There are two different memory numbers: residency (how much you hold now — predicts OOM) and allocation rate (how often you ask for memory — predicts GC work and speed). A flat heap graph is not proof of efficiency; it can hide a high-churn treadmill.
Values live on the stack (per-function, auto-freed, free) or the heap (outlives the function, GC-managed, not free). The best optimization is keeping values from escaping to the heap at all.
The garbage collector is a tax on allocation: more allocation → more frequent collection → more CPU spent and more pauses. You can't lower the tax rate, only the taxable amount — so allocate less.
The reliable junior wins are all the same move: get allocations out of repeated paths and sized correctly up front — hoist out of hot loops, preallocate slices/maps with capacity, build strings with a builder, avoid needless copies.

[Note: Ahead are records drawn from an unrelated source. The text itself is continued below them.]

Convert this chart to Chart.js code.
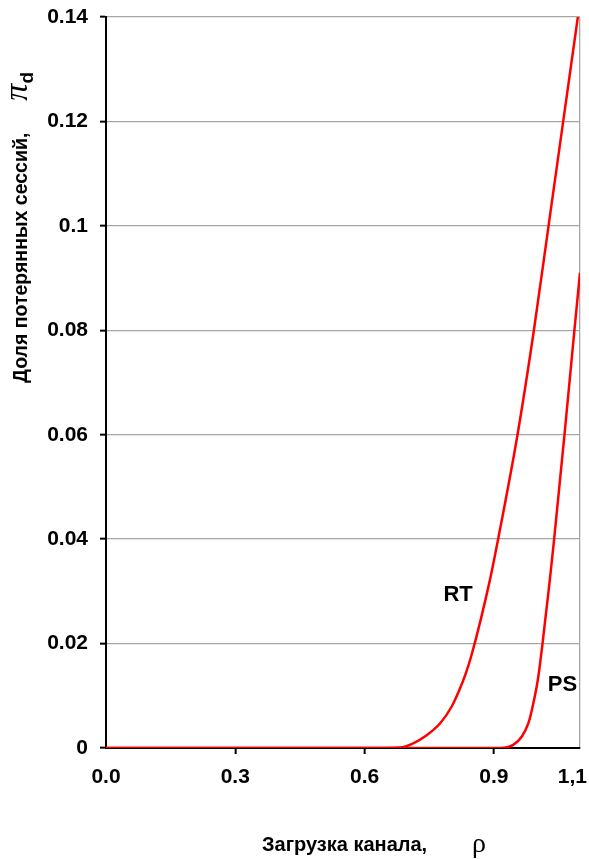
<!DOCTYPE html>
<html lang="ru">
<head>
<meta charset="UTF-8">
<title>Доля потерянных сессий</title>
<script src="https://cdn.jsdelivr.net/npm/chart.js"></script>
<style>
  html, body { margin: 0; padding: 0; background: #fff; }
  canvas { display: block; }
</style>
</head>
<body>
<canvas id="lossChart" width="589" height="859"></canvas>
<script>
// values
const xTicks = [0, 0.3, 0.6, 0.9, 1.1];
const xTickLabels = ['0.0', '0.3', '0.6', '0.9', '1,1'];
const yTicks = [0, 0.02, 0.04, 0.06, 0.08, 0.1, 0.12, 0.14];

const rtRho  = [0, 0.62, 0.682, 0.713, 0.740, 0.775, 0.802, 0.820, 0.835, 0.849, 0.891, 0.910, 0.955, 0.993, 1.027, 1.061, 1.095];
const rtLoss = [0, 0, 0.0001, 0.0009, 0.0022, 0.0047, 0.0079, 0.0111, 0.0143, 0.0180, 0.0322, 0.0400, 0.0600, 0.0800, 0.1000, 0.1200, 0.1400];

const psRho  = [0, 0.914, 0.945, 0.965, 0.980, 0.990, 1.003, 1.013, 1.030, 1.040, 1.064, 1.087, 1.100];
const psLoss = [0, 0, 0.0006, 0.0022, 0.0047, 0.0079, 0.0135, 0.0200, 0.0322, 0.0400, 0.0600, 0.0800, 0.0910];

const curveNames = ['RT', 'PS'];

const FONT = '"Liberation Sans", Arial, sans-serif';
const SERIF = '"Liberation Serif", "Times New Roman", serif';

// axis titles, x tick labels and curve names
const textPlugin = {
  id: 'texts',
  afterDraw(chart) {
    const { ctx, scales: { x, y } } = chart;
    ctx.save();
    ctx.fillStyle = '#000';
    ctx.textBaseline = 'alphabetic';

    // x tick labels (the last one sits left of its tick)
    ctx.font = 'bold 21px ' + FONT;
    xTicks.forEach((v, i) => {
      const last = i === xTicks.length - 1;
      ctx.textAlign = last ? 'right' : 'center';
      ctx.fillText(xTickLabels[i], x.getPixelForValue(v) + (last ? 7 : 0), y.bottom + 35);
    });

    // curve names
    ctx.font = 'bold 22px ' + FONT;
    ctx.textAlign = 'center';
    ctx.fillText(curveNames[0], x.getPixelForValue(0.817), y.getPixelForValue(0.0281));
    ctx.fillText(curveNames[1], x.getPixelForValue(1.0594), y.getPixelForValue(0.0109));

    // x title
    ctx.textAlign = 'left';
    ctx.font = 'bold 20px ' + FONT;
    ctx.fillText('Загрузка канала,', 262, 851);
    ctx.font = '28px ' + SERIF;
    ctx.fillText('ρ', 472, 852);

    // y title, rotated
    ctx.translate(27, 383);
    ctx.rotate(-Math.PI / 2);
    ctx.font = 'bold 19.5px ' + FONT;
    const main = 'Доля потерянных сессий,';
    ctx.fillText(main, 0, 0);
    const w = ctx.measureText(main).width;
    ctx.font = 'italic 34px ' + SERIF;
    ctx.fillText('π', w + 32, 0);
    const wp = ctx.measureText('π').width;
    ctx.font = 'bold 19px ' + FONT;
    ctx.fillText('d', w + 32 + wp, 6);
    ctx.restore();
  }
};

new Chart(document.getElementById('lossChart'), {
  type: 'line',
  data: {
    datasets: [
      {
        label: curveNames[0],
        data: rtRho.map((r, i) => ({ x: r, y: rtLoss[i] })),
        borderColor: '#ff0000',
        borderWidth: 2.5,
        pointRadius: 0,
        cubicInterpolationMode: 'monotone',
        fill: false
      },
      {
        label: curveNames[1],
        data: psRho.map((r, i) => ({ x: r, y: psLoss[i] })),
        borderColor: '#ff0000',
        borderWidth: 2.5,
        pointRadius: 0,
        cubicInterpolationMode: 'monotone',
        fill: false
      }
    ]
  },
  options: {
    responsive: false,
    animation: false,
    layout: { padding: { top: 17, right: 9, left: 0, bottom: 0 } },
    plugins: { legend: { display: false }, tooltip: { enabled: false } },
    scales: {
      x: {
        type: 'linear',
        min: 0,
        max: 1.1,
        afterBuildTicks: s => { s.ticks = xTicks.map(v => ({ value: v })); },
        afterFit: s => { s.height = 111; s.paddingLeft = 0; s.paddingRight = 0; },
        ticks: { display: false },
        grid: {
          color: c => (c.tick && c.tick.value === 1.1 ? '#a6a6a6' : 'rgba(0,0,0,0)'),
          tickColor: c => (c.tick && (c.tick.value === 0 || c.tick.value === 1.1) ? 'rgba(0,0,0,0)' : '#000'),
          tickLength: 6,
          lineWidth: 1.3,
          tickWidth: 2
        },
        border: { color: '#000', width: 2 }
      },
      y: {
        min: 0,
        max: 0.14,
        afterBuildTicks: s => { s.ticks = yTicks.map(v => ({ value: v })); },
        afterFit: s => { s.width = 106; s.paddingTop = 0; s.paddingBottom = 0; },
        ticks: {
          color: '#000',
          padding: 12,
          font: { family: FONT, size: 21, weight: 'bold' },
          callback: v => (v === 0 ? '0' : String(+v.toFixed(2)))
        },
        grid: { color: '#a6a6a6', lineWidth: 1.3, tickColor: '#000', tickLength: 6, tickWidth: 2 },
        border: { color: '#000', width: 2 }
      }
    }
  },
  plugins: [textPlugin]
});
</script>
</body>
</html>
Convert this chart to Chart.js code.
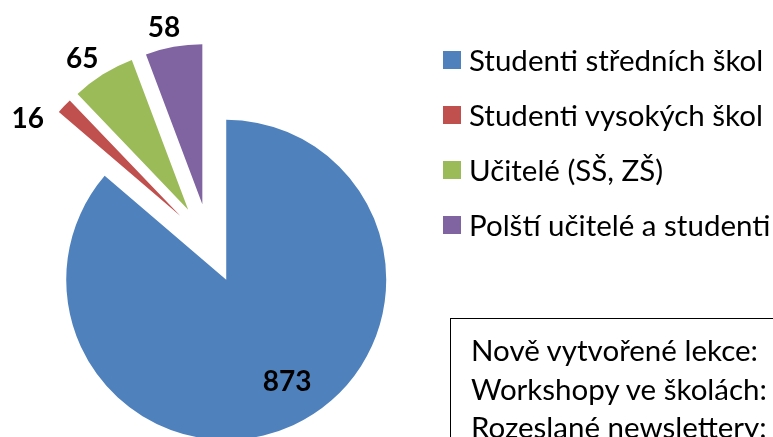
<!DOCTYPE html>
<html>
<head>
<meta charset="utf-8">
<script src="https://cdn.jsdelivr.net/npm/chart.js@4"></script>
<style>
  html, body { margin: 0; padding: 0; background: #fff; overflow: hidden; }
  .wrap { position: relative; width: 773px; height: 437px; overflow: hidden; font-family: Lato, "Open Sans", sans-serif; }
  #pie { position: absolute; left: 0; top: 0; }
  .legend { position: absolute; left: 443px; top: 32px; }
  .legend-item { height: 55px; display: flex; align-items: center; font-size: 29.5px; color: #000; white-space: nowrap; }
  .legend-item span.box { width: 18px; height: 18px; margin-right: 8px; flex: none; }
  .note { position: absolute; left: 450px; top: 318px; width: 400px; height: 200px; border: 1px solid #000; box-sizing: border-box; padding: 12px 0 0 20px; font-size: 29.5px; line-height: 38.5px; color: #000; white-space: nowrap; }
</style>
</head>
<body>
<div class="wrap">
  <canvas id="pie" width="773" height="437"></canvas>
  <div class="legend" id="legend"></div>
  <div class="note" id="note"></div>
</div>
<script>
// data
const categories = ["Studenti středních škol", "Studenti vysokých škol", "Učitelé (SŠ, ZŠ)", "Polští učitelé a studenti"];
const counts = [873, 16, 65, 58];
const colors = ["#4F81BD", "#C0504D", "#9BBB59", "#8064A2"];
const noteLines = ["Nově vytvořené lekce:", "Workshopy ve školách:", "Rozeslané newslettery:"];

// label placement (fraction of radius from slice tip, angle nudge in deg)
const labelDist = [0.745, 1.13, 1.15, 1.125];
const labelNudge = [-6, -11, -3, -2];
const EXPLODE = 40;

// every slice pulled out from the centre
const explodePlugin = {
  id: "explode",
  afterDatasetUpdate(chart) {
    chart.getDatasetMeta(0).data.forEach(arc => {
      const mid = (arc.startAngle + arc.endAngle) / 2;
      arc.x += Math.cos(mid) * EXPLODE;
      arc.y += Math.sin(mid) * EXPLODE;
    });
  }
};

const valueLabels = {
  id: "valueLabels",
  afterDatasetsDraw(chart) {
    const ctx = chart.ctx;
    ctx.save();
    ctx.font = "bold 28px Lato, sans-serif";
    ctx.fillStyle = "#000";
    ctx.textAlign = "center";
    ctx.textBaseline = "middle";
    chart.getDatasetMeta(0).data.forEach((arc, i) => {
      const a = (arc.startAngle + arc.endAngle) / 2 + labelNudge[i] * Math.PI / 180;
      const d = arc.outerRadius * labelDist[i];
      ctx.fillText(String(counts[i]), arc.x + Math.cos(a) * d, arc.y + Math.sin(a) * d);
    });
    ctx.restore();
  }
};

new Chart(document.getElementById("pie"), {
  type: "pie",
  data: {
    labels: categories,
    datasets: [{
      data: counts,
      backgroundColor: colors,
      borderWidth: 0,
      clip: false
    }]
  },
  options: {
    responsive: false,
    animation: false,
    events: [],
    radius: 160,
    layout: { padding: { left: 0, right: 354, top: 50, bottom: 0 } },
    plugins: { legend: { display: false }, tooltip: { enabled: false } }
  },
  plugins: [explodePlugin, valueLabels]
});

const legendEl = document.getElementById("legend");
categories.forEach((c, i) => {
  const row = document.createElement("div");
  row.className = "legend-item";
  row.innerHTML = `<span class="box" style="background:${colors[i]}"></span>${c}`;
  legendEl.appendChild(row);
});
document.getElementById("note").innerHTML = noteLines.map(t => `<div>${t}</div>`).join("");
</script>
</body>
</html>
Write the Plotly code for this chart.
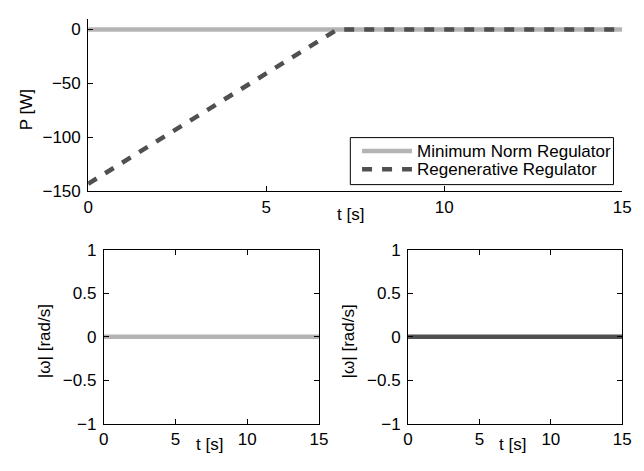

Measure, never guess. go test -bench -benchmem reports allocs/op — the number to drive toward zero. Change code, rerun, watch it fall.

You now have the core habit: think in allocation rate, not just heap size, and reach for "allocate once, reuse" before anything clever. Everything deeper — escape analysis in detail, object pooling, custom allocators, fragmentation, working-set tuning — is about doing this same thing more precisely and at larger scale.